Born near Manchester in 1941, Warner was a stage regular in the 1960s, particularly with the Royal Shakespeare Company, where his work included The Wars of the Roses and title roles in Henry VI, Richard II and a landmark Hamlet. His last UK stage appearance was in 1972 in the RSC's production of I, Claudius. The actor only returned to the theatre last year when he made his New York stage debut in a production of Major Barbara.
In the three intervening decades since his withdrawal from the stage, Warner remained a regular on film and television, where his wide-ranging credits have included Tom Jones, The Omen, The French Lieutenant's Woman, The Company of Wolves, The Planet of the Apes, Holocaust, Twin Peaks, The Choir and Hornblower.
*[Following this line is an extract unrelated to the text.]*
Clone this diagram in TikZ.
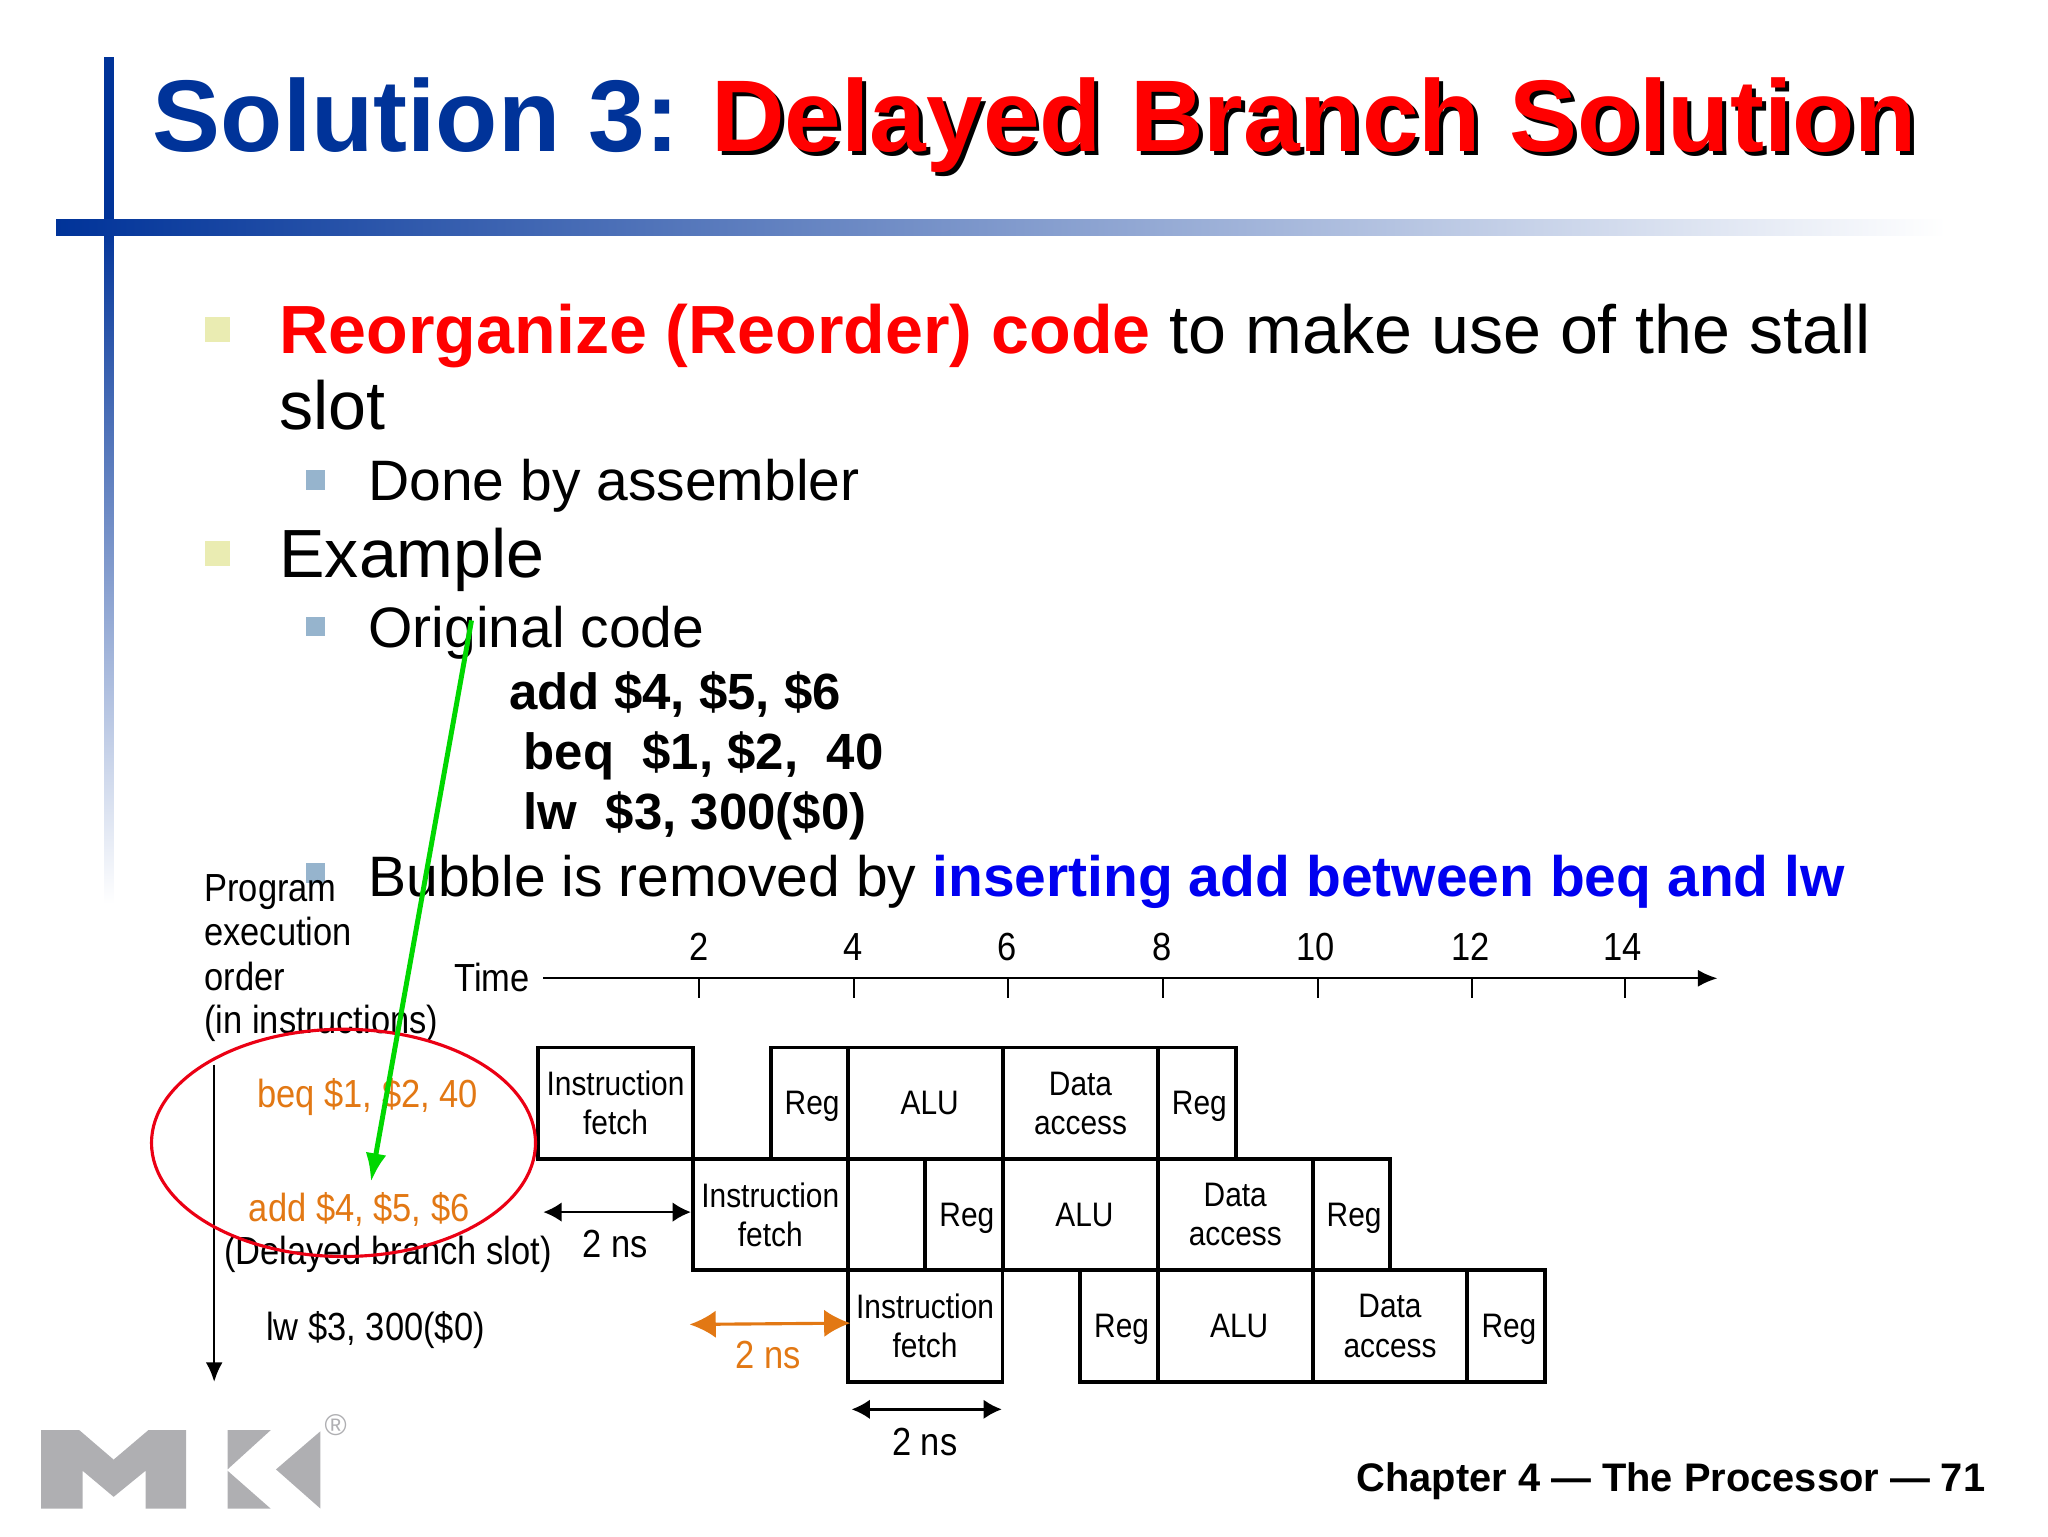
\documentclass[tikz,border=0pt]{standalone}
\usepackage{fontspec}
\setmainfont{Liberation Sans}
\newfontfamily\narrowfont[FakeStretch=0.88]{Liberation Sans}
\usetikzlibrary{arrows.meta, positioning}

\definecolor{slideblue}{RGB}{0,51,153}
\definecolor{slidered}{RGB}{255,0,0}
\definecolor{pureblue}{RGB}{0,0,240}
\definecolor{mkorange}{RGB}{226,120,20}
\definecolor{arrowgreen}{RGB}{0,215,0}
\definecolor{ringred}{RGB}{235,0,20}
\definecolor{logogray}{RGB}{175,175,178}
\definecolor{bulletyellow}{RGB}{234,236,178}
\definecolor{bulletblue}{RGB}{150,180,205}

\newcommand{\regtext}{\smash{\raisebox{-9pt}{\hspace*{4pt}Reg}}}
\newcommand{\alutext}{\smash{\raisebox{-9pt}{\hspace*{6pt}ALU}}}

\begin{document}
\begin{tikzpicture}[
    x=1pt, y=-1pt,
    node distance=0pt,
    every node/.style={inner sep=0pt, outer sep=0pt},
    titletext/.style={anchor=base west, font=\fontsize{78}{86}\selectfont\bfseries},
    bigtext/.style={anchor=base west, font=\fontsize{52.2}{60}\selectfont},
    midtext/.style={anchor=base west, font=\fontsize{43.65}{50}\selectfont},
    codetext/.style={anchor=base west, font=\fontsize{39}{46}\selectfont\bfseries},
    label/.style={anchor=base west, font=\narrowfont\fontsize{30}{34}\selectfont},
    centerlabel/.style={anchor=base, font=\narrowfont\fontsize{30}{34}\selectfont},
    stagebox/.style={rectangle, draw, line width=3pt, minimum height=85.3pt, align=center,
      font=\narrowfont\fontsize{26}{30}\selectfont},
    longbox/.style={stagebox, minimum width=118.5pt},
    regbox/.style={stagebox, minimum width=59.5pt},
    bulletone/.style={rectangle, fill=bulletyellow, minimum size=19pt},
    bullettwo/.style={rectangle, fill=bulletblue, minimum size=15pt},
    axisarrow/.style={-{Latex[length=15pt, width=13pt]}, line width=1.8pt},
    spanarrow/.style={{Latex[length=14pt, width=15pt]}-{Latex[length=14pt, width=15pt]}, line width=1.8pt}
  ]

  \useasboundingbox (0,0) rectangle (1568,1176);

  % bars of the slide
  \fill[slideblue] (80,44) rectangle (87,168);
  \shade[top color=slideblue, bottom color=white] (80,168) rectangle (87,692);
  \shade[left color=slideblue, right color=white] (43,168) rectangle (1490,180);

  % title
  \node[titletext, text=slideblue] (title) at (117,116) {Solution 3:};
  \node[titletext, text=black] (titleshadow) at (547.5,119) {Delayed Branch Solution};
  \node[titletext, text=slidered] (titlered) at (544.5,116) {Delayed Branch Solution};

  % bullets
  \node[bulletone] (bulletA) at (166.5,252.5) {};
  \node[bullettwo] (bulletB) at (241.5,367.5) {};
  \node[bulletone] (bulletC) at (166.5,423.5) {};
  \node[bullettwo] (bulletD) at (241.5,479.5) {};
  \node[bullettwo] (bulletE) at (241.5,668.5) {};

  \node[bigtext] (reorganize) at (214,271) {\textcolor{slidered}{\bfseries Reorganize (Reorder) code} to make use of the stall};
  \node[bigtext] (slot) at (214,329) {slot};
  \node[midtext] (done) at (282,383) {Done by assembler};
  \node[bigtext] (example) at (214,442) {Example};
  \node[midtext] (original) at (282,496) {Original code};
  \node[codetext] (codeadd) at (390,543) {add \$4, \$5, \$6};
  \node[codetext] (codebeq) at (401,589) {beq\ \ \$1, \$2,\ \ 40};
  \node[codetext] (codelw) at (401,635) {lw\ \ \$3, 300(\$0)};
  \node[midtext] (bubble) at (282,686) {Bubble is removed by \textcolor{pureblue}{\bfseries inserting add between beq and lw}};

  % time axis
  \node[label] (program) at (156.5,690) {Program};
  \node[label] (execution) at (156.5,724) {execution};
  \node[label] (order) at (156.5,758) {order};
  \node[label] (ininstr) at (156.5,791) {(in instructions)};
  \node[label] (time) at (348,759) {Time};
  \coordinate (timestart) at (416,749);
  \coordinate (timeend) at (1315,749);
  \draw[axisarrow] (timestart) -- (timeend);
  \node[centerlabel] (t2) at (535,735) {2};
  \node[centerlabel] (t4) at (653,735) {4};
  \node[centerlabel] (t6) at (771,735) {6};
  \node[centerlabel] (t8) at (889.5,735) {8};
  \node[centerlabel] (t10) at (1007.5,735) {10};
  \node[centerlabel] (t12) at (1126,735) {12};
  \node[centerlabel] (t14) at (1242,735) {14};
  \draw[line width=1.5pt] (535,749) -- ++(0,15);
  \draw[line width=1.5pt] (654,749) -- ++(0,15);
  \draw[line width=1.5pt] (772,749) -- ++(0,15);
  \draw[line width=1.5pt] (890.5,749) -- ++(0,15);
  \draw[line width=1.5pt] (1009,749) -- ++(0,15);
  \draw[line width=1.5pt] (1127,749) -- ++(0,15);
  \draw[line width=1.5pt] (1244,749) -- ++(0,15);

  \coordinate (orderstart) at (164,815);
  \coordinate (orderend) at (164,1058);
  \draw[axisarrow] (orderstart) -- (orderend);

  % instructions
  \node[centerlabel, text=mkorange] (beq) at (281.5,848) {beq \$1, \$2, 40};
  \node[centerlabel, text=mkorange] (add) at (275,935) {add \$4, \$5, \$6};
  \node[centerlabel] (delayed) at (297,968) {(Delayed branch slot)};
  \node[centerlabel] (lw) at (287.5,1026) {lw \$3, 300(\$0)};

  % first row
  \node[longbox, anchor=north west] (ifA) at (412,802) {Instruction\\fetch};
  \node[regbox, right=59.5pt of ifA] (regA) {\regtext};
  \node[longbox, right=of regA] (aluA) {\alutext};
  \node[longbox, right=of aluA] (dataA) {Data\\access};
  \node[regbox, right=of dataA] (regB) {\regtext};

  % second row
  \node[longbox, anchor=north west] (ifB) at (ifA.south east) {Instruction\\fetch};
  \node[regbox, right=59.5pt of ifB] (regC) {\regtext};
  \node[longbox, right=of regC] (aluB) {\alutext};
  \node[longbox, right=of aluB] (dataB) {Data\\access};
  \node[regbox, right=of dataB] (regD) {\regtext};

  % third row
  \node[longbox, anchor=north west] (ifC) at (ifB.south east) {Instruction\\fetch};
  \node[regbox, right=59.5pt of ifC] (regE) {\regtext};
  \node[longbox, right=of regE] (aluC) {\alutext};
  \node[longbox, right=of aluC] (dataC) {Data\\access};
  \node[regbox, right=of dataC] (regF) {\regtext};

  % spans
  \coordinate (spanAl) at (416,928);
  \coordinate (spanAr) at (529,928);
  \draw[spanarrow] (spanAl) -- (spanAr);
  \node[centerlabel] (nsA) at (471,963) {2 ns};
  \coordinate (spanBl) at (528,1014);
  \coordinate (spanBr) at (651,1013);
  \draw[{Latex[length=20pt, width=21pt]}-{Latex[length=20pt, width=21pt]}, line width=2.4pt, mkorange] (spanBl) -- (spanBr);
  \node[centerlabel, text=mkorange] (nsB) at (588,1048) {2 ns};
  \coordinate (spanCl) at (652,1079);
  \coordinate (spanCr) at (767,1079);
  \draw[spanarrow] (spanCl) -- (spanCr);
  \node[centerlabel] (nsC) at (708,1114) {2 ns};

  % ring and move arrow
  \draw[ringred, line width=2.4pt] (263,875) ellipse [x radius=147, y radius=87];
  \coordinate (movefrom) at (361,475);
  \coordinate (moveto) at (284,905);
  \draw[-{Latex[length=22pt, width=16pt]}, line width=3.8pt, arrowgreen] (movefrom) -- (moveto);

  % logo
  \fill[logogray] (31.5,1095) -- (60.8,1095) -- (87,1117.5) -- (113.5,1095) -- (142.5,1095) -- (142.5,1155)
    -- (111.5,1155) -- (111.5,1126) -- (87,1146) -- (63.2,1126) -- (63.2,1155) -- (31.5,1155) -- cycle;
  \fill[logogray] (174.2,1095) -- (207.2,1095) -- (174.2,1125) -- cycle;
  \fill[logogray] (174.2,1126) -- (207.2,1155) -- (174.2,1155) -- cycle;
  \fill[logogray] (245.3,1095.8) -- (211.3,1125) -- (245.3,1155) -- cycle;
  \node[text=logogray, font=\fontsize{23}{26}\selectfont] (registered) at (257,1091) {®};

  \node[anchor=base east, font=\fontsize{30.5}{34}\selectfont\bfseries] (footer) at (1520,1142) {Chapter 4 — The Processor — 71};

\end{tikzpicture}
\end{document}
The Feast of Snails, a new play by Icelandic playwright Olaf Olafsson, received generally poor reviews earlier this week. It tells the story of a highly successful business tycoon, played by Warner, who's preparing for a solitary gourmet feast in his sumptuous home when his plans are disrupted the arrival of a young stranger.
Warner is joined in the cast by Philip Glenister (whose TV credits include Clocking Off, Roger, Roger, My Wonderful Life and Soldier, Soldier) and Sorcha Cusack (who recently appeared in The Playboy of the Western World at the National).
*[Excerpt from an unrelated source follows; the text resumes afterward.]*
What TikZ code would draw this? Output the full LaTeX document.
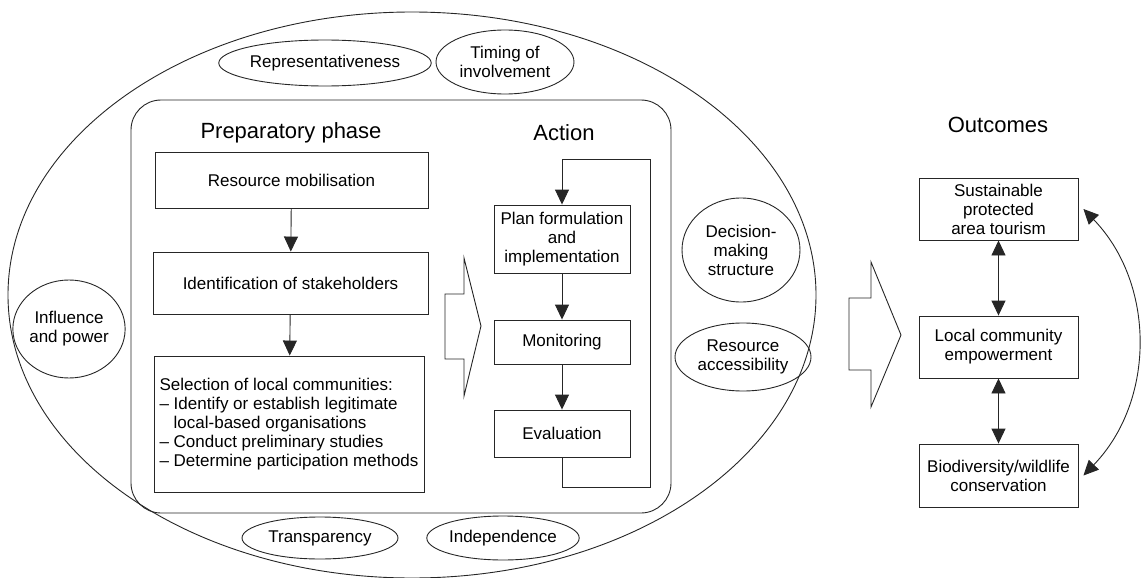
\documentclass[tikz,border=0pt]{standalone}
\usepackage{fontspec}
\setmainfont{Liberation Sans}
\usepackage{tikz}
\usetikzlibrary{arrows.meta,shapes.geometric}
\tikzset{
  link/.style={draw=black!85,line width=0.9pt},
  box/.style={link,rectangle,align=center,inner sep=2pt},
  oval/.style={link,ellipse,align=center,inner sep=0pt},
  title/.style={font=\fontsize{22}{26}\selectfont}
}

\begin{document}
\begin{tikzpicture}[x=1pt,y=-1pt,font=\fontsize{17}{19}\selectfont,>={Triangle[width=14pt,length=15pt]}]
\useasboundingbox (0,0) rectangle (1144,578);
\draw[link] (412,295) ellipse [x radius=404,y radius=283];
\draw[link,rounded corners=30] (131,100) rectangle (671,513);

\node[title] (prep) at (291,133) {Preparatory phase};
\node[title] (act) at (564,133) {Action};
\node[title] (out) at (998,125) {Outcomes};

\node[box,minimum width=273,minimum height=56] (mob) at (291.5,180) {Resource mobilisation};
\node[box,minimum width=275,minimum height=62] (ident) at (290.5,283) {Identification of stakeholders};
\node[box,align=left,minimum width=270,minimum height=136] (sel) at (289,424)
  {Selection of local communities:\\
   – Identify or establish legitimate\\
   \phantom{– }local-based organisations\\
   – Conduct preliminary studies\\
   – Determine participation methods};
\draw[link,->] (mob) -- (ident);
\draw[link,->] (ident) -- (sel);

\node[box,minimum width=136,minimum height=68] (plan) at (562,239) {Plan formulation\\and\\implementation};
\node[box,minimum width=136,minimum height=44] (mon) at (562,342) {Monitoring};
\node[box,minimum width=136,minimum height=47] (eval) at (562,433.5) {Evaluation};
\coordinate (lpb) at (650,487);
\coordinate (lpt) at (650,159);
\draw[link,->] (plan) -- (mon);
\draw[link,->] (mon) -- (eval);
\draw[link,->] (eval.south) |- (lpb) -- (lpt) -| (plan.north);

\draw[link,fill=white] (445,294) -- (464,294) -- (464,258) -- (481,326) -- (464,396) -- (464,359) -- (445,359) -- cycle;
\draw[link,fill=white] (849,298) -- (871,298) -- (871,262) -- (901,335) -- (871,407) -- (871,370) -- (849,370) -- cycle;

\node[oval,minimum width=211,minimum height=46] (rep) at (325,63) {Representativeness};
\node[oval,minimum width=138,minimum height=64] (tim) at (505,62) {Timing of\\involvement};
\node[oval,minimum width=118,minimum height=104] (dec) at (741,250) {Decision-\\making\\structure};
\node[oval,minimum width=136,minimum height=68] (acc) at (743,357) {Resource\\accessibility};
\node[oval,minimum width=112,minimum height=98] (inf) at (69,329) {Influence\\and power};
\node[oval,minimum width=156,minimum height=42] (tra) at (320,538) {Transparency};
\node[oval,minimum width=152,minimum height=44] (ind) at (503,538) {Independence};

\node[box,minimum width=159,minimum height=62] (sust) at (998.5,209) {Sustainable\\protected\\area tourism};
\node[box,minimum width=159,minimum height=62] (emp) at (998.5,347) {Local community\\empowerment};
\node[box,minimum width=159,minimum height=63] (bio) at (998.5,475.5) {Biodiversity/wildlife\\conservation};
\draw[link,<->] (sust) -- (emp);
\draw[link,<->] (emp) -- (bio);
\draw[link,<->] ([xshift=5pt]sust.east) to[bend left=44] ([xshift=5pt]bio.east);
\end{tikzpicture}
\end{document}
Author Olafsson was born in Reykjavik and now lives in New York City. He's also the author of two novels, The Journey Home and Absolution. The Feast of Snails is directed by honorary RSC artistic director Ron Daniels and designed by Ashley Martin-Davis, with lighting by Peter Mumford and sound by John Leonard.
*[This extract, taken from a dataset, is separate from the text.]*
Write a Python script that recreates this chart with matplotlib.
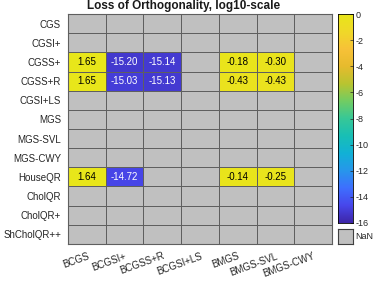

The revival of Denise Deegan's Daisy Pulls It Off is expected to follow The Feast of Snails into the Lyric. Daisy has already confirmed that it will open in the West End on 29 April (previews from 18 April), and Andrew Lloyd Webber's Really Useful Group, who produces it, said they hoped to bring it into one of the Really Useful theatres on Shaftesbury Avenue. The Lyric had already been mentioned as a possibility and, now that it's available, looks certain to host the revival of the popular girls' school comedy.